Every congregation has some opinionated people. In my personal life, I have strong opinions about some religious beliefs. But a few of those opinionated people feel compelled to set others on the path they believe is ‘the right one’. And in a large congregation such as in the church I just left, many of those individuals apparently feel very free to judge another’s beliefs if they are long-term members of the church.

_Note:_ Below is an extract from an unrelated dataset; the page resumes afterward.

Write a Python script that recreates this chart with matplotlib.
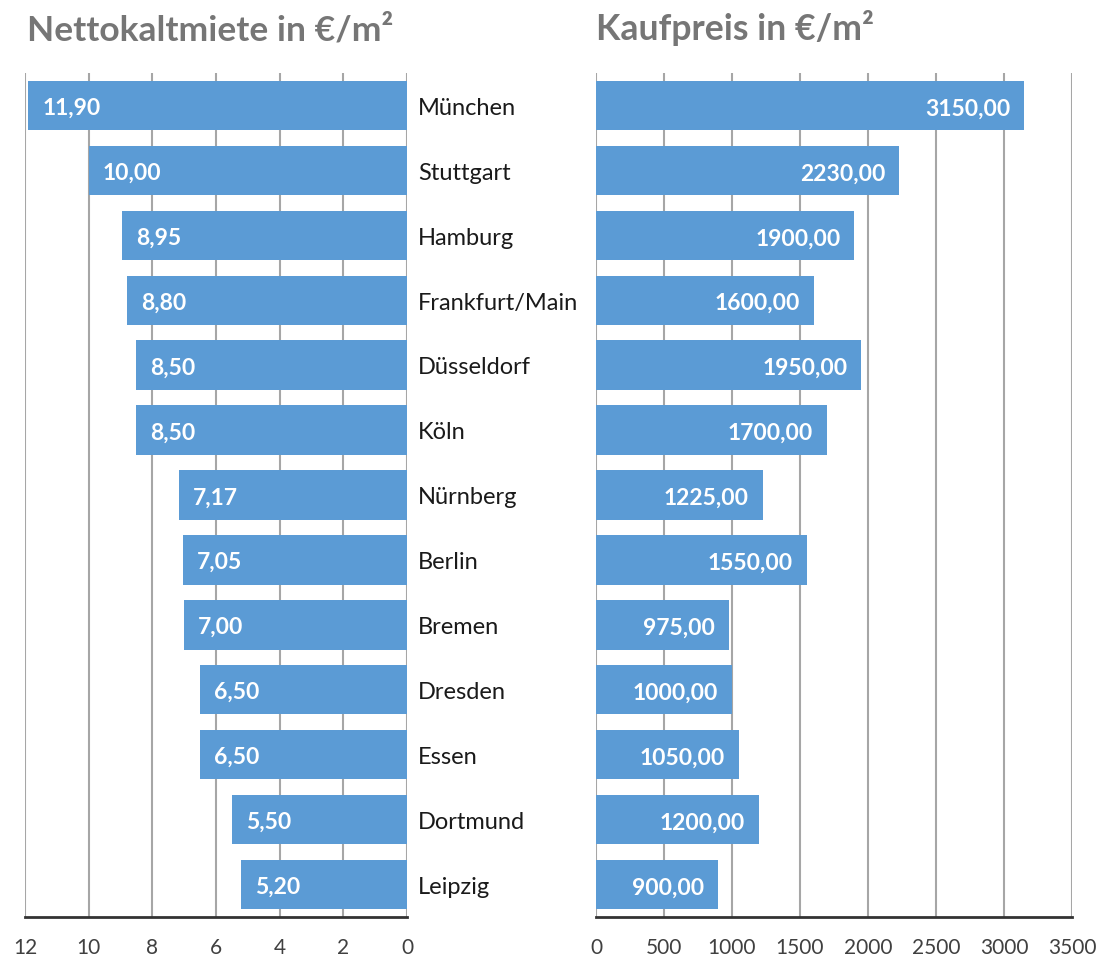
import matplotlib
matplotlib.use("Agg")
import matplotlib.pyplot as plt
from matplotlib.transforms import blended_transform_factory, offset_copy

cities = ["München", "Stuttgart", "Hamburg", "Frankfurt/Main", "Düsseldorf", "Köln",
          "Nürnberg", "Berlin", "Bremen", "Dresden", "Essen", "Dortmund", "Leipzig"]
rent = [11.90, 10.00, 8.95, 8.80, 8.50, 8.50, 7.17, 7.05, 7.00, 6.50, 6.50, 5.50, 5.20]
price = [3150, 2230, 1900, 1600, 1950, 1700, 1225, 1550, 975, 1000, 1050, 1200, 900]
rent_ticks = [12, 10, 8, 6, 4, 2, 0]
price_ticks = [0, 500, 1000, 1500, 2000, 2500, 3000, 3500]
title_left = "Nettokaltmiete in €/m²"
title_right = "Kaufpreis in €/m²"

plt.rcParams['font.family'] = ['Lato', 'DejaVu Sans']

BAR = "#5b9bd5"
GRID = "#a6a6a6"
TXT = "#404040"
TITLE = "#767676"

fig = plt.figure(figsize=(11, 9.58), dpi=100)
W, H = 1100, 958
ax1 = fig.add_axes([25 / W, 1 - 917 / H, (407 - 25) / W, (917 - 73) / H])
ax2 = fig.add_axes([596 / W, 1 - 917 / H, (1072 - 596) / W, (917 - 73) / H])

n = len(cities)
ypos = list(range(n))

def fmt(v):
    return f"{v:.2f}".replace(".", ",")

for ax, vals, ticks, lim in ((ax1, rent, rent_ticks, (12, 0)), (ax2, price, price_ticks, (0, 3500))):
    ax.barh(ypos, vals, height=0.76, color=BAR, zorder=2)
    ax.set_xlim(*lim)
    ax.set_ylim(n - 0.5, -0.5)
    ax.set_xticks(ticks)
    ax.set_xticklabels([str(t) for t in ticks])
    ax.set_yticks([])
    for t in ticks:
        ax.axvline(t, color=GRID, lw=1.5, zorder=1)
    for s in ("top", "left", "right"):
        ax.spines[s].set_visible(False)
    ax.spines["bottom"].set_color("#333333")
    ax.spines["bottom"].set_linewidth(2)
    ax.spines["bottom"].set_zorder(3)
    ax.tick_params(axis="x", length=0, pad=15, labelsize=15, labelcolor=TXT)

# value labels
for i, v in enumerate(rent):
    ax1.annotate(fmt(v), (v, i), xytext=(10, -2), textcoords="offset points",
                 ha="left", va="center", color="white", fontsize=16.5, fontweight="bold", zorder=4)
for i, v in enumerate(price):
    ax2.annotate(fmt(v), (v, i), xytext=(-10, -2.5), textcoords="offset points",
                 ha="right", va="center", color="white", fontsize=16.5, fontweight="bold", zorder=4)

# category labels
tr = offset_copy(blended_transform_factory(fig.transFigure, ax1.transData), fig=fig, y=-2, units="points")
for i, c in enumerate(cities):
    fig.text(418 / W, i, c, transform=tr, ha="left", va="center", fontsize=17, color="#1a1a1a")

fig.text(27 / W, 1 - 40 / H, title_left, ha="left", va="baseline", fontsize=25.5,
         fontweight="bold", color=TITLE)
fig.text(596 / W, 1 - 40 / H, title_right, ha="left", va="baseline", fontsize=25.7,
         fontweight="bold", color=TITLE)

fig.savefig("out.png", dpi=100)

With time, I became more withdrawn around many congregants at church. I curtailed my social time at coffee hour, and eventually decreased my socializing to just a few people. For the past 2 years, I taught Sunday school during the first hour and attended the service and sermon during the second hour. During my free 30 minutes or so between services, I would rush into the social hall, gulp down a cup of coffee and have a snack, then rush into the chapel and wait until the service started, thereby avoiding socializing completely. I wasn’t entirely aware that I had developed this practice until an episode occurred in a group I attended twice a month. This group was created to be a safe, non-judgmental place where topics discussed are based on specific themes which change from month to month. As a group, we covenant with each other to listen without judgement; to avoid arguing, analyzing, or correcting; and to be a safe place for the exchange and examination of thoughts and beliefs. A few years ago, I joined one of these groups and the experience was outstanding. However, it didn’t turn out that way for me this time. During our discussion, a member turned to me in anger and said that what I was saying was “immature and simplistic, like a belief in Santa Claus.” The member continued pointing out the flaws in my thinking until he ran out of steam. I stayed pretty quiet for the rest of the meeting.

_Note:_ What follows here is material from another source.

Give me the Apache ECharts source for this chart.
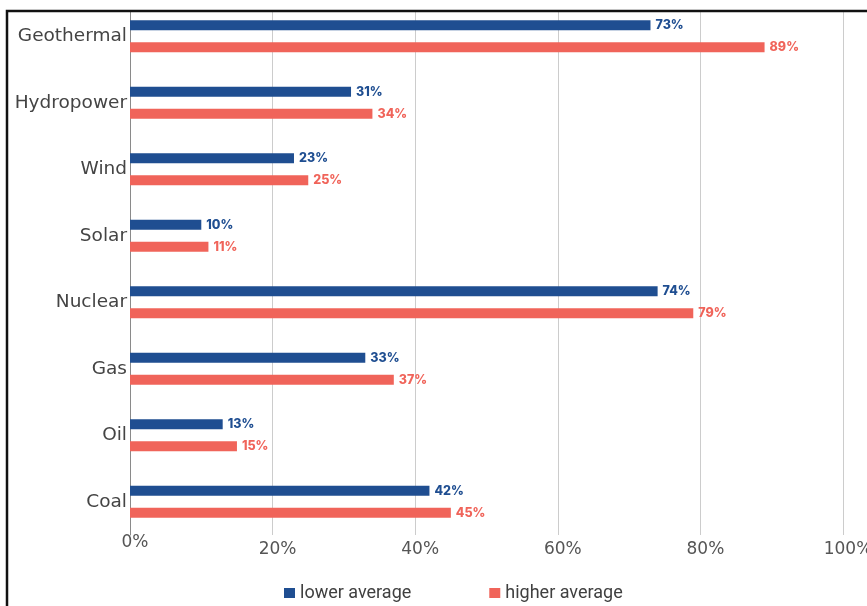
<!DOCTYPE html>
<html>
<head>
<meta charset="utf-8">
<script src="https://cdn.jsdelivr.net/npm/echarts@6/dist/echarts.min.js"></script>
<style>
  html, body { margin: 0; padding: 0; background: #ffffff; }
  #chart { width: 867px; height: 606px; }
</style>
</head>
<body>
<div id="chart"></div>
<script>
// Capacity factor by energy source
const categories = ['Geothermal', 'Hydropower', 'Wind', 'Solar', 'Nuclear', 'Gas', 'Oil', 'Coal'];
const lowerAverage = [73, 31, 23, 10, 74, 33, 13, 42];
const higherAverage = [89, 34, 25, 11, 79, 37, 15, 45];
const seriesNames = ['lower average', 'higher average'];
const xTicks = { min: 0, max: 100, step: 20 };

const BLUE = '#1f4e91';
const RED = '#f0645a';

const chart = echarts.init(document.getElementById('chart'));

function barSeries(name, data, color) {
  return {
    name: name,
    type: 'bar',
    data: data,
    barWidth: 10,
    barGap: '120%',
    itemStyle: { color: color },
    label: {
      show: true,
      position: 'right',
      distance: 5,
      formatter: '{c}%',
      color: color,
      fontFamily: 'Inter',
      fontWeight: 800,
      fontSize: 12.5
    }
  };
}

chart.setOption({
  backgroundColor: '#ffffff',
  animation: false,
  grid: { left: 130, right: 24, top: 3, height: 532, containLabel: false, outerBoundsMode: 'none' },
  legend: {
    top: 579,
    left: 279,
    itemWidth: 11,
    itemHeight: 10,
    itemGap: 78,
    icon: 'rect',
    textStyle: { fontFamily: 'Roboto', fontSize: 18, color: '#404040' },
    data: seriesNames
  },
  xAxis: {
    type: 'value',
    min: xTicks.min,
    max: xTicks.max,
    interval: xTicks.step,
    axisLine: { show: false },
    axisTick: { show: false },
    axisLabel: {
      // the zero label sits a little higher than the others
      formatter: function (v) { return v === 0 ? '{z|' + v + '%}' : '{n|' + v + '%}'; },
      fontFamily: 'DejaVu Sans',
      fontSize: 17,
      color: '#555555',
      verticalAlign: 'middle',
      margin: 15,
      rich: {
        z: { fontFamily: 'DejaVu Sans', fontSize: 17, color: '#555555', padding: [0, 0, 15, 10] },
        n: { fontFamily: 'DejaVu Sans', fontSize: 17, color: '#555555', padding: [0, 0, 0, 10] }
      }
    },
    splitLine: { lineStyle: { color: '#cccccc', width: 1 } }
  },
  yAxis: {
    type: 'category',
    data: categories,
    inverse: true,
    axisLine: { show: true, lineStyle: { color: '#8a8a8a', width: 1 } },
    axisTick: { show: false },
    axisLabel: {
      fontFamily: 'DejaVu Sans',
      fontSize: 18.5,
      color: '#444444',
      margin: 3
    }
  },
  series: [
    barSeries(seriesNames[0], lowerAverage, BLUE),
    barSeries(seriesNames[1], higherAverage, RED)
  ],
  graphic: [
    // white margin above and left of the frame
    { type: 'rect', z: 100, shape: { x: 0, y: 0, width: 867, height: 10 }, style: { fill: '#ffffff' } },
    { type: 'rect', z: 100, shape: { x: 0, y: 0, width: 6, height: 606 }, style: { fill: '#ffffff' } },
    // frame
    { type: 'rect', z: 101, shape: { x: 7, y: 11, width: 900, height: 700 }, style: { fill: null, stroke: '#111111', lineWidth: 2.5 } }
  ]
});
</script>
</body>
</html>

On the drive home, for the second time in two years and in two very different situations, I ‘heard’ the word Leave. I don’t understand this phenomenon. I don’t know its origin. But, after 29 years of membership, leaving this church is difficult and painful. I can’t imagine my life in any religion other than Unitarianism; it is an open-minded, thoughtful, and fulfilling religion. But as with any religion, it can become intolerant. And when that happens, when it pushes away those with differing beliefs and prevents sharing of those beliefs, it fails its adherents and leaves them homeless, and it becomes just one more failed belief system.